→ What you have to do:
Without the pictures, extract every line from the start of the material to the line containing "fig = plt.figure(figsize=(7.2, 4.05), dpi=100)", both ends included.

→ Dataset extract:
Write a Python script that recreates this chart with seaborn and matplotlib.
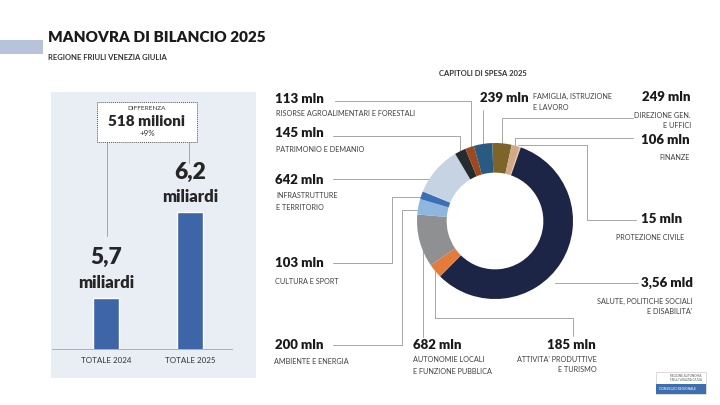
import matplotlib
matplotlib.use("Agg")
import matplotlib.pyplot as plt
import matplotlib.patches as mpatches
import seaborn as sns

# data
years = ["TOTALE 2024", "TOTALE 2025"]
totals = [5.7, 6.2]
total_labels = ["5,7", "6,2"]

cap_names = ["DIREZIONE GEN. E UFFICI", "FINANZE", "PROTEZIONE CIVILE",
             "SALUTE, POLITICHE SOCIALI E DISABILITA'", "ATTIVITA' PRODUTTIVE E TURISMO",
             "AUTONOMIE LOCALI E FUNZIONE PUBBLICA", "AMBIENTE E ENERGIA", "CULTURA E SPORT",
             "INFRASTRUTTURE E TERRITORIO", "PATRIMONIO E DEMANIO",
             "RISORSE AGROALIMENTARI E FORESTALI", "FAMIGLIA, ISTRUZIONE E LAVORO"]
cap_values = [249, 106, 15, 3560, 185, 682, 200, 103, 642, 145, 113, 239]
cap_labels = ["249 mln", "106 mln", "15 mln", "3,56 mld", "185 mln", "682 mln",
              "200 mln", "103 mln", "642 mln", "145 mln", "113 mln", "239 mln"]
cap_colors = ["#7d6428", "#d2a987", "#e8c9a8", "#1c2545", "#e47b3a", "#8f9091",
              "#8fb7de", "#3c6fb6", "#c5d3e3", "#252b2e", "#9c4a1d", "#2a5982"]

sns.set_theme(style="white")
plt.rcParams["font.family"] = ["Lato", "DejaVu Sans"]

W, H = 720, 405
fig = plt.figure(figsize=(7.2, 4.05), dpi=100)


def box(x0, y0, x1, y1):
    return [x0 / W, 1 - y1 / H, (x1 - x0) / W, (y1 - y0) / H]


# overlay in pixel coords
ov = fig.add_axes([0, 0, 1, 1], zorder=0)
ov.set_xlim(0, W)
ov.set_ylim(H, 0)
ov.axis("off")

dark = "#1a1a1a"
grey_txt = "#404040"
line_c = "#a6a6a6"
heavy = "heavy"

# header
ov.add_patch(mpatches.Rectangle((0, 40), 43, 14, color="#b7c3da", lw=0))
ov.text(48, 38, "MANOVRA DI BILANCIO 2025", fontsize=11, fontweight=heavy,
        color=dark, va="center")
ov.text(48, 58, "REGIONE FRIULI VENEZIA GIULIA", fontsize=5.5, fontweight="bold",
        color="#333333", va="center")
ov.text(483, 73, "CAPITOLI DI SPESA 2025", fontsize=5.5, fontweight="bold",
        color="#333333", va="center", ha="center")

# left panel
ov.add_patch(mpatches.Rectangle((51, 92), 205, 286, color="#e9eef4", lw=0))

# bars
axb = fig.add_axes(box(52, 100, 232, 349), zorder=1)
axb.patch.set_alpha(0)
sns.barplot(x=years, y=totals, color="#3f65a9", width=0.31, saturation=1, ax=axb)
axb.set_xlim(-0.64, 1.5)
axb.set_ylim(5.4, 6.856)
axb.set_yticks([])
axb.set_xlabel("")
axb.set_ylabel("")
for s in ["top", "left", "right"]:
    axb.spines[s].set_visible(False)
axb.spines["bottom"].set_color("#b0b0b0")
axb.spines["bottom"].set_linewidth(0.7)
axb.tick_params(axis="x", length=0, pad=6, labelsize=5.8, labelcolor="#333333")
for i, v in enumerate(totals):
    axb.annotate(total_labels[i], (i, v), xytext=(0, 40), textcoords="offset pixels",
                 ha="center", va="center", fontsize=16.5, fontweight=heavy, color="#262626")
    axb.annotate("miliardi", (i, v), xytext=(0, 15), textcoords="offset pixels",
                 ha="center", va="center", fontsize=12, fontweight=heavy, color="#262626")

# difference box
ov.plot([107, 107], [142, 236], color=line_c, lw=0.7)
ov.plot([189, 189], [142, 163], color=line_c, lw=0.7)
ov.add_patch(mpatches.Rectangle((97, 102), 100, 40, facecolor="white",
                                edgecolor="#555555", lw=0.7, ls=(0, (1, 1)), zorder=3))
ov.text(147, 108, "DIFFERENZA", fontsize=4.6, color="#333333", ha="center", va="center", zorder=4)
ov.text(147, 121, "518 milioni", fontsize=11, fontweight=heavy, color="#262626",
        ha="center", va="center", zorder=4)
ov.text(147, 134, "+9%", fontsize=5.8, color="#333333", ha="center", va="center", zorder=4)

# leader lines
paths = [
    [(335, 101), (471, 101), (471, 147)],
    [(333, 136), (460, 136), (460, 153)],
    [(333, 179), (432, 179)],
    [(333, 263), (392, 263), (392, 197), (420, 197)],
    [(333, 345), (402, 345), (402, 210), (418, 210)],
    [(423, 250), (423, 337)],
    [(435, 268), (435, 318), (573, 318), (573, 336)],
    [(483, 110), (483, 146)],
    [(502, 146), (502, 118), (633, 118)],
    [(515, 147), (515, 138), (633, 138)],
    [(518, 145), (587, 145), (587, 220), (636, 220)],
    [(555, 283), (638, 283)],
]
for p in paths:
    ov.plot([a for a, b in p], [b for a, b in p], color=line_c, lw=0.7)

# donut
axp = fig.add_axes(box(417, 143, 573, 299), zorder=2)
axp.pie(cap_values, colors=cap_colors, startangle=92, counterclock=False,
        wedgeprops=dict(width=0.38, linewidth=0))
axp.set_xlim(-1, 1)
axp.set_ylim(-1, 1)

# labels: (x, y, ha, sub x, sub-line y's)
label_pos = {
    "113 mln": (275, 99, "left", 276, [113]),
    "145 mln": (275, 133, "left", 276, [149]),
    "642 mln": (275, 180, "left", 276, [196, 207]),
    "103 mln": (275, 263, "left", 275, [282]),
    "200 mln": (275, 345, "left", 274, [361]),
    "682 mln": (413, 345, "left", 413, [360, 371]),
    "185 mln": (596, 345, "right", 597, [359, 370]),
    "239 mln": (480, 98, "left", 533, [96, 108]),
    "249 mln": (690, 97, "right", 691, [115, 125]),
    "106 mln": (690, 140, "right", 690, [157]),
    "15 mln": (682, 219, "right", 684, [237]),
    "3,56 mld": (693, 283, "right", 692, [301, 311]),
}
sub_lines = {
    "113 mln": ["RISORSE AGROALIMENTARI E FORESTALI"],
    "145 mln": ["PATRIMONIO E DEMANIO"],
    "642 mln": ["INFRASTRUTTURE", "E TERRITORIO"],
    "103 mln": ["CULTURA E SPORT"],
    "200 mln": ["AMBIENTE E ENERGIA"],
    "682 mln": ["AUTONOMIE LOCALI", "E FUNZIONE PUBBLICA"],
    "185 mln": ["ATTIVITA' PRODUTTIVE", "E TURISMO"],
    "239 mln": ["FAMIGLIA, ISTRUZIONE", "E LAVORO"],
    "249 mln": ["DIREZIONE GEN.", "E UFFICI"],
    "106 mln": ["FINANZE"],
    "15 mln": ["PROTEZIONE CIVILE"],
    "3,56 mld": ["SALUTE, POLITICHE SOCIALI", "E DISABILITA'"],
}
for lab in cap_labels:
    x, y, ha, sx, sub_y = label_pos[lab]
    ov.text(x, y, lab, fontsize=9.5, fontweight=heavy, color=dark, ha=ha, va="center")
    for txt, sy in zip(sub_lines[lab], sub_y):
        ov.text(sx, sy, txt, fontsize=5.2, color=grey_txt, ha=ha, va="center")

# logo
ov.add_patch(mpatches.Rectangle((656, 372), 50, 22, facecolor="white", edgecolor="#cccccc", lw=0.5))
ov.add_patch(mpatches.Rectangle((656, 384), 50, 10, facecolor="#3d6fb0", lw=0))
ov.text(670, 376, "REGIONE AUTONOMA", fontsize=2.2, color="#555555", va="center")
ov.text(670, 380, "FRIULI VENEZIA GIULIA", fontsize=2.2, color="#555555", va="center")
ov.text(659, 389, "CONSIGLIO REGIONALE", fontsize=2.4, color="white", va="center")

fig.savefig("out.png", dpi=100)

→ Output of the exercise:
Write a Python script that recreates this chart with seaborn and matplotlib.
import matplotlib
matplotlib.use("Agg")
import matplotlib.pyplot as plt
import matplotlib.patches as mpatches
import seaborn as sns

# data
years = ["TOTALE 2024", "TOTALE 2025"]
totals = [5.7, 6.2]
total_labels = ["5,7", "6,2"]

cap_names = ["DIREZIONE GEN. E UFFICI", "FINANZE", "PROTEZIONE CIVILE",
             "SALUTE, POLITICHE SOCIALI E DISABILITA'", "ATTIVITA' PRODUTTIVE E TURISMO",
             "AUTONOMIE LOCALI E FUNZIONE PUBBLICA", "AMBIENTE E ENERGIA", "CULTURA E SPORT",
             "INFRASTRUTTURE E TERRITORIO", "PATRIMONIO E DEMANIO",
             "RISORSE AGROALIMENTARI E FORESTALI", "FAMIGLIA, ISTRUZIONE E LAVORO"]
cap_values = [249, 106, 15, 3560, 185, 682, 200, 103, 642, 145, 113, 239]
cap_labels = ["249 mln", "106 mln", "15 mln", "3,56 mld", "185 mln", "682 mln",
              "200 mln", "103 mln", "642 mln", "145 mln", "113 mln", "239 mln"]
cap_colors = ["#7d6428", "#d2a987", "#e8c9a8", "#1c2545", "#e47b3a", "#8f9091",
              "#8fb7de", "#3c6fb6", "#c5d3e3", "#252b2e", "#9c4a1d", "#2a5982"]

sns.set_theme(style="white")
plt.rcParams["font.family"] = ["Lato", "DejaVu Sans"]

W, H = 720, 405
fig = plt.figure(figsize=(7.2, 4.05), dpi=100)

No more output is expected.